Word of the month: Trolling

A term with surprisingly innocent beginnings
May 12, 2022

We usually think of trolling as an individual abusing another individual on social media, but it’s now big business. From Nicaragua to Russia, there are organised troll farms and troll factories where humans are paid to work 12-hour shifts to create fake accounts and to post vitriolic abuse and misinformation on social media platforms. Combined with bots, these paid trolls are able to reach millions of targets within seconds. Nuanced types of trolling have spawned a new lexicon: flaming, roasting, threadjacking, dogpiling, shitlording, baiting, doxing, hate raiding and mobbing. There are even trolls with specialisms, such as patent trolls who attack vulnerable companies for patent infringements, and concern trolls who infiltrate online communities, pretending to be sympathetic to their cause, in order to sabotage and undermine them with offensive and inflammatory content. 

When the identity of the owner of a conservative Twitter account called Libs of TikTok was recently revealed to be a Brooklyn real estate agent called Chaya Raichik, she was described on many media sites as a “troll.” Her account immediately gained 250,000 followers in two days, and she monetised her publicity by joining Substack and offering her one million followers the opportunity to subscribe for $50 per year or to be a “founding member” for $500 per year.

All of this is a far cry from trolling when it first started 30 years ago.
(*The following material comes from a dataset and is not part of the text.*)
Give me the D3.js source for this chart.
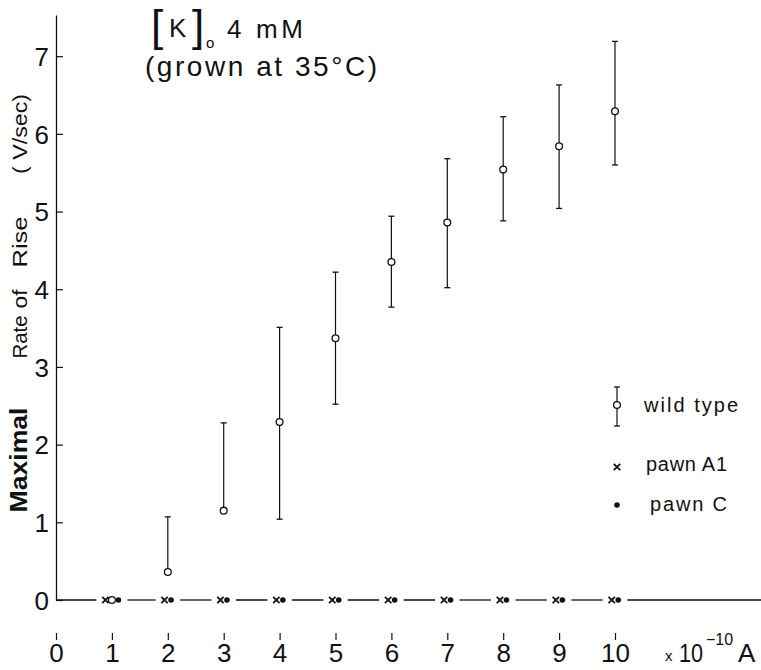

Back then it was a light-hearted game among academics and students with no signs whatsoever that it would end up as a vehicle for vile abuse and a way of manipulating politics and business.

It was in 1992, in the very early days of the internet before the World Wide Web was born, that a small group of nerds started a Usenet discussion forum called alt.folklore.urban (AFU). They wanted a fun forum for discussing different theories on the provenances of urban myths.

Older members of the discussion group, mainly academics from major American universities, decided to start a secret game, a kind of in-joke, to trick new members. The game was called “trolling for newbies.” It went like this: an older member of the group deliberately posted a slightly wrong version of a very familiar urban legend, in the hope that an innocent newbie would “take the bait” by making a well-meaning correction to the story. 

On 8th October 1992, a mathematician from Rutgers University posted the following message: Churchill’s first words were “In the morning I’ll be sober, but you’ll still be overdone.”

An unsuspecting new member replied in all earnestness: The way I heard this one was: a lady MP (Member of Parliament) indignantly confronts Winston Churchill in the lobby of the Houses of Parliament with the words: ‘Sir, you are drunk!’ To which he replies: ‘Madam. You are ugly. But in the morning I’ll be sober.’ The newbie had taken the bait! 

Continuing to use the language of fishing (trolling is a technique in which bait is dragged on a line behind a boat, or on the bottom of a lake, in order to catch fish), the mathematician replied in the same thread: Whaddya think? I think I caught this one cold. Other members responded with several light-hearted jokes at the newbie’s expense: this is my nomination for the new afu motto, typed an academic from the University of Chicago. I second the motion, with a grin and a chuckle! responded someone else.

The bemused newbie replied: excuse me. Can someone tell me what’s going on here? The mathematician kindly explained to the newbie that he had been “trolled”: Well, seeing as how you ended up on my hook, I suppose it’s my responsibility to explain the situation to you… people put these rather warped and garbled versions of old familiar tales on the end as a sort of insider’s joke. Every now and again, someone who is unfamiliar with the game will bite and post a well-meaning correction to the story, and end up reposting a story that has been told many times on afu… some people call this game “trolling for newbies,” especially at the beginning of each new school year.

Reading through the archived group messages today, I am struck by the good-natured naivety of the academics. Not only are they poking wholesome fun at the newbie, but they are trolling with their full names from their official university accounts. It is difficult to imagine a worse ending to such innocent beginnings.